RLS and why I’m not sold

The idea of Row Level Security (RLS) was very intriguing to me at first. Authorizaton on database-level sounds amazing; all you have to handle as a developer is the api calls, and the RLS will handle the rest. When I had been mostly doing route-based authorization checks, this sounds amazingly convenient, and as I’m writing this I still like the idea and practicality of it.

So what changed my mind? Why am I now returning to preferring application-level authorization? The benefits are still there; the simplicity in the calls, the support for “true” server-less applications (because normal server-less still usually has some form of a backend), and the more or less automatic authorization management are definitely large benefits and pros for using RLS. However the caveats, or cons, do more and more outweigh the pros in my opinion, especially now that AI-only development is becomming more and more common.

Most of the issues I have with it boils down to mostly one core issues: development enviroment. There are few easily integratable testing enviroments for RLS, debugging is tedious since it’s done through migrations and if a bug slips through you have to create a new migration that overwrites the old RLS function to fix it.
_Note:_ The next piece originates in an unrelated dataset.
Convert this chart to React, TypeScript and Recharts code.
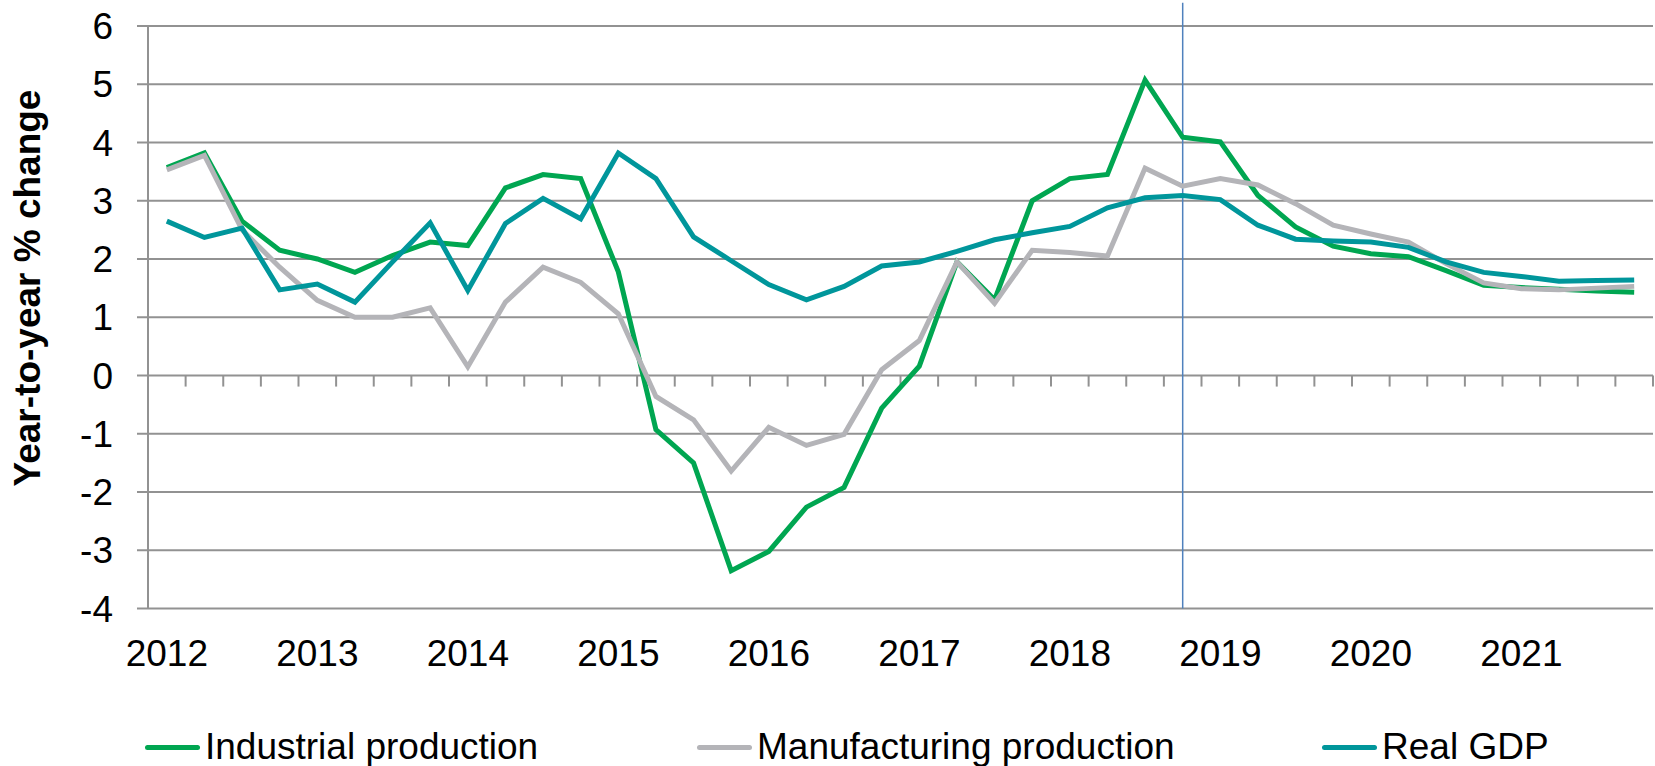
import {
  LineChart,
  Line,
  XAxis,
  YAxis,
  CartesianGrid,
  ReferenceLine,
  Legend,
  Label,
} from "recharts";

const YEARS = ["2012", "2013", "2014", "2015", "2016", "2017", "2018", "2019", "2020", "2021"];
const QUARTERS = ["Q1", "Q2", "Q3", "Q4"];

// year-to-year % change, quarterly 2012Q1 .. 2021Q4
const INDUSTRIAL = [
  3.57, 3.82, 2.65, 2.15, 2.0, 1.77, 2.06, 2.29, 2.23, 3.22, 3.45, 3.38, 1.78, -0.93, -1.5, -3.35, -3.02, -2.26, -1.92,
  -0.56, 0.16, 1.95, 1.3, 3.0, 3.38, 3.45, 5.07, 4.09, 4.01, 3.09, 2.55, 2.22, 2.09, 2.04, 1.8, 1.55, 1.51, 1.48, 1.45,
  1.43,
];
const MANUFACTURING = [
  3.53, 3.78, 2.5, 1.86, 1.29, 1.0, 1.0, 1.16, 0.15, 1.26, 1.86, 1.6, 1.06, -0.36, -0.76, -1.64, -0.89, -1.2, -1.01, 0.1,
  0.6, 1.95, 1.24, 2.15, 2.11, 2.05, 3.56, 3.25, 3.38, 3.27, 2.95, 2.58, 2.43, 2.29, 1.92, 1.59, 1.49, 1.47, 1.5, 1.53,
];
const REAL_GDP = [
  2.65, 2.37, 2.53, 1.47, 1.57, 1.26, 1.95, 2.62, 1.46, 2.61, 3.04, 2.69, 3.82, 3.38, 2.38, 1.97, 1.56, 1.3, 1.53, 1.88,
  1.95, 2.13, 2.33, 2.45, 2.56, 2.88, 3.05, 3.09, 3.02, 2.58, 2.34, 2.31, 2.29, 2.2, 1.95, 1.77, 1.7, 1.62, 1.63, 1.64,
];

const Y_TICKS = [-4, -3, -2, -1, 0, 1, 2, 3, 4, 5, 6];
const MARKER_QUARTER = "2018Q4";

const CATEGORIES = YEARS.flatMap((y) => QUARTERS.map((q) => y + q));
const data = CATEGORIES.map((c, i) => ({
  t: i,
  label: c,
  ip: INDUSTRIAL[i],
  mp: MANUFACTURING[i],
  gdp: REAL_GDP[i],
}));
const yearTicks = YEARS.map((_, k) => k * QUARTERS.length);
const boundaries = Array.from({ length: CATEGORIES.length + 1 }, (_, k) => k - 0.5);
const markerX = CATEGORIES.indexOf(MARKER_QUARTER);

const FONT = '"Liberation Sans", Arial, sans-serif';
const GRID = "#929292";
const LEGEND_X = [145, 697, 1322];

const renderLegend = (props: any) => {
  const items = props.payload || [];
  return (
    <div style={{ position: "relative", height: 44, fontFamily: FONT }}>
      {items.map((entry: any, i: number) => (
        <div
          key={entry.value}
          style={{
            position: "absolute",
            left: LEGEND_X[i],
            top: 0,
            display: "flex",
            alignItems: "center",
            whiteSpace: "nowrap",
          }}
        >
          <span
            style={{
              display: "inline-block",
              width: 55,
              height: 5,
              borderRadius: 2.5,
              background: entry.color,
              marginRight: 5,
            }}
          />
          <span style={{ fontSize: 37, color: "#000" }}>{entry.value}</span>
        </div>
      ))}
    </div>
  );
};

export default function App() {
  return (
    <div style={{ position: "absolute", left: 0, top: 0, width: 1655, height: 766, background: "#fff" }}>
      <LineChart width={1655} height={766} data={data} margin={{ top: 26, right: 2, left: 0, bottom: 97.5 }}>
        <CartesianGrid vertical={false} stroke={GRID} strokeWidth={2} />
        <XAxis
          type="number"
          dataKey="t"
          domain={[-0.5, CATEGORIES.length - 0.5]}
          ticks={yearTicks}
          tickFormatter={(v: number) => YEARS[v / QUARTERS.length]}
          axisLine={false}
          tickLine={false}
          tickSize={0}
          tickMargin={31}
          height={60}
          interval={0}
          tick={{ fill: "#000", fontSize: 37, fontFamily: FONT }}
        />
        <YAxis
          domain={[-4, 6]}
          ticks={Y_TICKS}
          interval={0}
          width={148}
          tickSize={11}
          tickMargin={24}
          axisLine={{ stroke: GRID, strokeWidth: 2 }}
          tickLine={{ stroke: GRID, strokeWidth: 2 }}
          tick={{ fill: "#000", fontSize: 37, fontFamily: FONT }}
        >
          <Label
            content={() => (
              <text
                x={27.5}
                y={288}
                transform="rotate(-90 27.5 288)"
                textAnchor="middle"
                dominantBaseline="central"
                fontFamily={FONT}
                fontWeight="bold"
                fontSize={37}
                fill="#000"
              >
                Year-to-year % change
              </text>
            )}
          />
        </YAxis>
        {boundaries.map((b) => (
          <ReferenceLine
            key={b}
            segment={[
              { x: b, y: 0 },
              { x: b, y: -0.19 },
            ]}
            stroke={GRID}
            strokeWidth={2}
          />
        ))}
        <ReferenceLine
          segment={[
            { x: markerX, y: -4 },
            { x: markerX, y: 6.4 },
          ]}
          ifOverflow="visible"
          stroke="#4f81bd"
          strokeWidth={1.5}
        />
        <Line
          type="linear"
          dataKey="ip"
          name="Industrial production"
          stroke="#00a651"
          strokeWidth={5}
          dot={false}
          isAnimationActive={false}
        />
        <Line
          type="linear"
          dataKey="mp"
          name="Manufacturing production"
          stroke="#b4b4b8"
          strokeWidth={5}
          dot={false}
          isAnimationActive={false}
        />
        <Line
          type="linear"
          dataKey="gdp"
          name="Real GDP"
          stroke="#00969b"
          strokeWidth={5}
          dot={false}
          isAnimationActive={false}
        />
        <Legend
          layout="horizontal"
          verticalAlign="middle"
          align="center"
          content={renderLegend}
          wrapperStyle={{ position: "absolute", left: 0, top: 726, width: 1655, height: 44 }}
        />
      </LineChart>
    </div>
  );
}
Furthermore, in case you update the access control or authorization over time, you will need to go back to migrations from several months ago to see what the current state of authorization is at.

With AI-based development these issues really just get worse since AI-based development thrives on test driven development, having a clear and structured filesystem of what the current state of the code and database are, and is prone to occassionally writing a few bugs.

So as development shifts towards more AI-driven development, the benefits of using an ORM and application-side authorization really start to pile up; having a precise current-state is significantly easier to point an agent to, especially when the alternative is have it look through the migration history and bloat the context with unnecessary code pieces. Because of this, I don’t see RLS as viable of an alternative until the development enviroment has better support for testing and an ORM-like overview of current functions to adequately support agent driven software development.